Krueger, D-Delaware, and Lawrence, R-Chester/Lancaster, have introduced legislation (H.B. 1936) to amend Section 1329 of the Public Utilities Law to prohibit the use of that section for the sale of municipal or authority-owned water or wastewater systems to private companies using the valuation procedure outlined there unless the system is in financial and/or operational distress.
Chester Water Authority is a financially stable utility being pursued by Aqua Pennsylvania for acquisition.
“Sales through Section 1329 always drive up rates for customers, so those sales should be limited to distressed systems that truly need assistance,” said Krueger. “Chester Water Authority is not in financial or operational distress. If passed, this bill would prevent Aqua from marking up an offer price to take over CWA and passing those costs on to ratepayers.
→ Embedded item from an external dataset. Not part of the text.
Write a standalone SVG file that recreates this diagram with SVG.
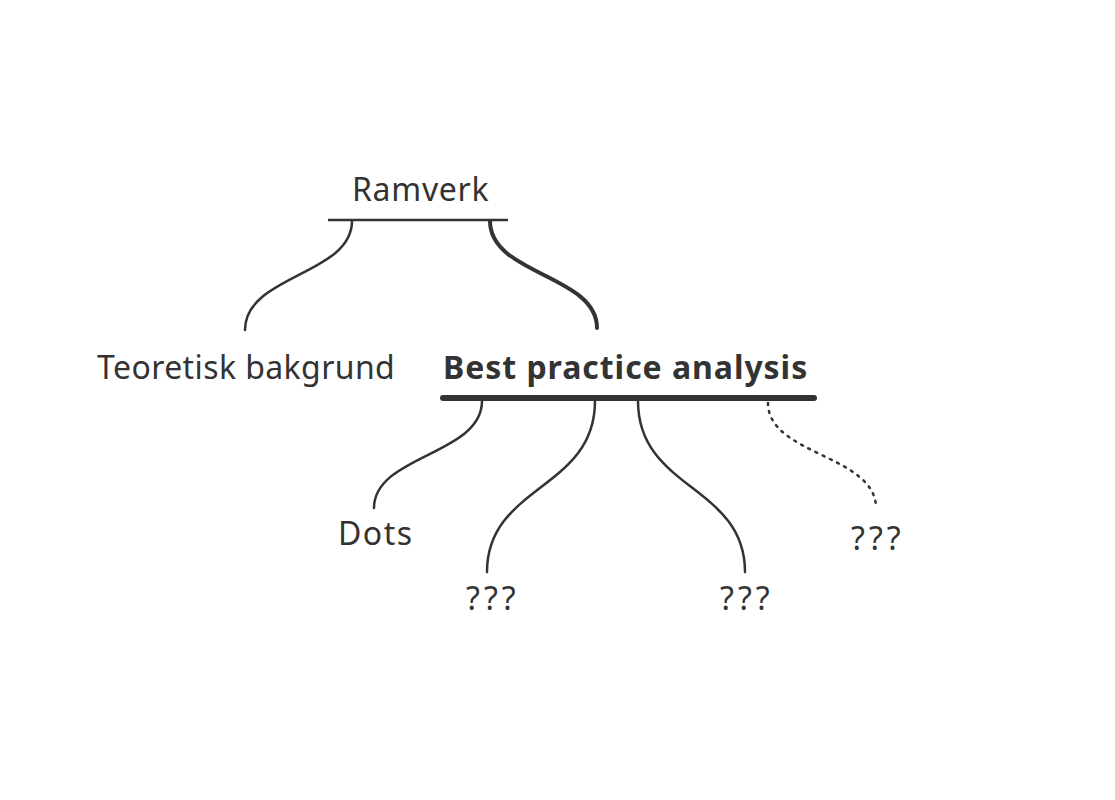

I will continue fighting to protect CWA customers.”
“Chester Water Authority’s Board unanimously rejected a buyout offer,” said Lawrence. “Thousands of CWA ratepayers have spoken out against a sale of the system. Dozens of municipal leaders have condemned any sale of CWA. Today, we stand united with them.”
The lawmakers were joined Tuesday by Chester Water Authority workers, represented by SEIU, and representatives from Save CWA and NOPE (Neighbors Opposing Privatization Efforts).
“Every day, I lead a crew fixing water lines in all sorts of neighborhoods, under all sorts of conditions,” said Mike Greek, a CWA foreman for 20 years and 32BJ SEIU member. “The Chester Water Authority doesn’t need saving. It’s doing its job and doing it well. But privatization isn’t about improving what’s wrong, it’s about making the most money possible out of a good thing.”
House Bill 1936 has been referred to the House Consumer Affairs Committee.